Reputation: 11
I have 'rh_irr’ which is an array of size 744*171*162
where 171 is latitude, 162 is longitude and 744 is time dimension. I also have arrays lat and lon both have size of 171*162 and contains corresponding latitude and longitudes of the data. I need to extract data within the bounding box -115.3 to -115.5 longitude, and 32.5 to 33.1 latitude.
import numpy as np
# Define the latitude and longitude ranges
lat_min, lat_max = 32.5, 33.1
lon_min, lon_max = -115.5, -115.3
# Find the indices of latitudes and longitudes within the specified range
lat_indices = np.where((lat >= lat_min) & (lat <= lat_max))[0]
lon_indices = np.where((lon >= lon_min) & (lon <= lon_max))[1]
# Extract the data within the specified range
extracted_data = rh_irr[:, lat_indices, :][:, :, lon_indices]
# Print the shape of the extracted data
print("Shape of extracted data:", extracted_data.shape)

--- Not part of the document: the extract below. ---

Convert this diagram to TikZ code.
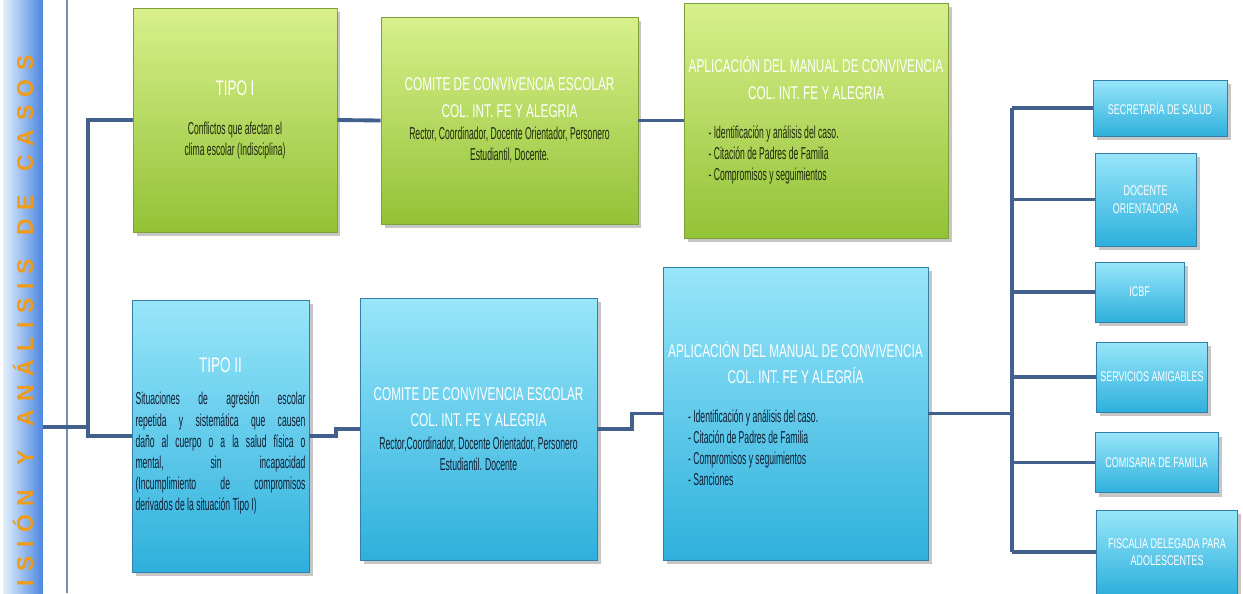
\documentclass[tikz,border=0pt]{standalone}
\usepackage{fontspec}
\setmainfont{Liberation Sans}
\newfontfamily\bodyfont{Liberation Sans}[FakeStretch=0.5]
\newfontfamily\headfont{Liberation Sans}[FakeStretch=0.64]
\newfontfamily\bandfont{Liberation Sans}[LetterSpace=38]
\usetikzlibrary{shadows}
\definecolor{greentop}{RGB}{216,240,140}
\definecolor{greenbot}{RGB}{146,194,54}
\definecolor{greenedge}{RGB}{128,160,58}
\definecolor{bluetop}{RGB}{152,230,250}
\definecolor{bluebot}{RGB}{46,176,220}
\definecolor{blueedge}{RGB}{52,126,172}
\definecolor{greentxt}{RGB}{30,40,10}
\definecolor{bluetxt}{RGB}{15,30,50}
\definecolor{linkcol}{RGB}{66,96,140}
\definecolor{sepcol}{RGB}{120,140,175}
\definecolor{bandL}{RGB}{228,240,253}
\definecolor{bandR}{RGB}{74,134,222}
\definecolor{bandtxt}{RGB}{240,155,25}
\newcommand{\boxhead}[1]{{\headfont\fontsize{10.5}{12}\selectfont\color{white}#1}}
\newcommand{\bandgap}{\ \hspace{5pt}}

\begin{document}
\begin{tikzpicture}[x=0.02cm,y=-0.02cm,
  greenbox/.style={rectangle,draw=greenedge,top color=greentop,bottom color=greenbot,
    drop shadow={shadow xshift=2pt,shadow yshift=-2.5pt,opacity=.45},
    inner sep=2pt,align=center,text=greentxt,font=\bodyfont\fontsize{9.8}{12}\selectfont},
  bluebox/.style={greenbox,draw=blueedge,top color=bluetop,bottom color=bluebot,text=bluetxt},
  agencybox/.style={bluebox,text=white,font=\headfont\fontsize{8}{10}\selectfont},
  bandbar/.style={rectangle,inner sep=0pt,minimum width=0.8cm,minimum height=11.9cm,left color=bandL,right color=bandR},
  bandlabel/.style={text=bandtxt,inner sep=0pt,font=\bandfont\bfseries\fontsize{13}{15}\selectfont},
  link/.style={draw=linkcol,line width=2.2pt},
  sepline/.style={draw=sepcol,line width=1.3pt}]
\useasboundingbox (0,0) rectangle (1243,593);

\node[bandbar] (band) at (23,296.5) {};
\node[bandlabel,rotate=90,anchor=east] (bandtext) at (23,55) {REVISIÓN\bandgap Y\bandgap ANÁLISIS\bandgap DE\bandgap CASOS};
\path[sepline] (67,0) -- (67,593);

\node[greenbox,minimum width=4.08cm,minimum height=4.48cm] (tipoI) at (235,120) {\boxhead{\fontsize{12}{13}\selectfont TIPO I}\\[10pt] Conflictos que afectan el\\clima escolar (Indisciplina)};
\node[greenbox,minimum width=5.14cm,minimum height=4.14cm] (comiteI) at (509.5,120.5) {\boxhead{COMITE DE CONVIVENCIA ESCOLAR}\\[3pt] \boxhead{COL. INT. FE Y ALEGRIA}\\[1pt] Rector, Coordinador, Docente Orientador, Personero\\Estudiantil, Docente.};
\node[greenbox,minimum width=5.28cm,minimum height=4.7cm] (aplicI) at (816,120.5) {\boxhead{APLICACIÓN DEL MANUAL DE CONVIVENCIA}\\[3pt] \boxhead{COL. INT. FE Y ALEGRIA}\\[14pt] \parbox{4.3cm}{\raggedright - Identificación y análisis del caso.\\- Citación de Padres de Familia\\- Compromisos y seguimientos}};

\node[bluebox,minimum width=3.5cm,minimum height=5.44cm] (tipoII) at (220.5,436) {\boxhead{\fontsize{12}{13}\selectfont TIPO II}\\[10pt] \parbox{3.4cm}{Situaciones de agresión escolar\linebreak repetida y sistemática que causen\linebreak daño al cuerpo o a la salud física o\linebreak mental, sin incapacidad\linebreak (Incumplimiento de compromisos\linebreak derivados de la situación Tipo I)}};
\node[bluebox,minimum width=4.74cm,minimum height=5.24cm] (comiteII) at (478.5,429) {\boxhead{COMITE DE CONVIVENCIA ESCOLAR}\\[3pt] \boxhead{COL. INT. FE Y ALEGRIA}\\[1pt] Rector,Coordinador, Docente Orientador, Personero\\Estudiantil. Docente};
\node[bluebox,minimum width=5.3cm,minimum height=5.86cm] (aplicII) at (795.5,413.5) {\boxhead{APLICACIÓN DEL MANUAL DE CONVIVENCIA}\\[3pt] \boxhead{COL. INT. FE Y ALEGRÍA}\\[14pt] \parbox{4.3cm}{\raggedright - Identificación y análisis del caso.\\- Citación de Padres de Familia\\- Compromisos y seguimientos\\- Sanciones}};

\node[agencybox,minimum width=2.68cm,minimum height=1.12cm] (salud) at (1160,108) {SECRETARÍA DE SALUD};
\node[agencybox,minimum width=2.02cm,minimum height=1.86cm] (docente) at (1145.5,199.5) {DOCENTE\\ORIENTADORA};
\node[agencybox,minimum width=1.78cm,minimum height=1.2cm] (icbf) at (1139.5,292) {ICBF};
\node[agencybox,minimum width=2.2cm,minimum height=1.4cm] (servicios) at (1152,377) {SERVICIOS AMIGABLES};
\node[agencybox,minimum width=2.46cm,minimum height=1.2cm] (comisaria) at (1156.5,462.5) {COMISARIA DE FAMILIA};
\node[agencybox,minimum width=2.82cm,minimum height=1.68cm] (fiscalia) at (1167,552) {FISCALIA DELEGADA PARA\\ADOLESCENTES};

\coordinate (lj) at (88,427);
\coordinate (rj) at (1012,413.5);
\path[link] (band.east |- lj) -- (lj);
\path[link] (tipoI.west) -- (tipoI.west -| lj) -- (tipoII.west -| lj) -- (tipoII.west);
\path[link] (tipoI.east) -- (comiteI.west);
\path[link] (comiteI.east) -- (aplicI.west);
\path[link] (tipoII.east) -- ++(27,0) |- (comiteII.west);
\path[link] (comiteII.east) -- ++(35,0) |- (aplicII.west);
\path[link] (aplicII.east) -- (rj);
\path[link] (salud.west -| rj) -- (fiscalia.west -| rj);
\foreach \n in {salud,docente,icbf,servicios,comisaria,fiscalia}
  \path[link] (\n.west -| rj) -- (\n.west);
\end{tikzpicture}
\end{document}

The above code executes and hopefully it will do what I want to do but is crashing. How can we make it more memory efficient? Please suggest if there is another better way.
Upvotes: 0
Views: 159
Reputation: 5425
The np.where()
function uses additional memory for storing indices where a condition is True
but it shouldn't impact on the memory usage significantly. If you apply boolean masks directly to the rh_irr
array to extract the subset, it will avoid unnecessary memory allocations. You can use the memory-profiler module to monitor the memory consumption.
import numpy as np
# Define the latitude and longitude ranges
lat_min, lat_max = 32.5, 33.1
lon_min, lon_max = -115.5, -115.3
# Create boolean masks for latitude and longitude
lat_mask = (lat >= min_lat) & (lat <= max_lat)
lon_mask = (lon >= min_lon) & (lon <= max_lon)
# Apply boolean masks directly on the array
selected_data = rh_irr[:, lat_mask, :][:, :, lon_mask]
# Check the shape of selected_data
print("Shape of selected_data:", selected_data.shape)
Upvotes: 0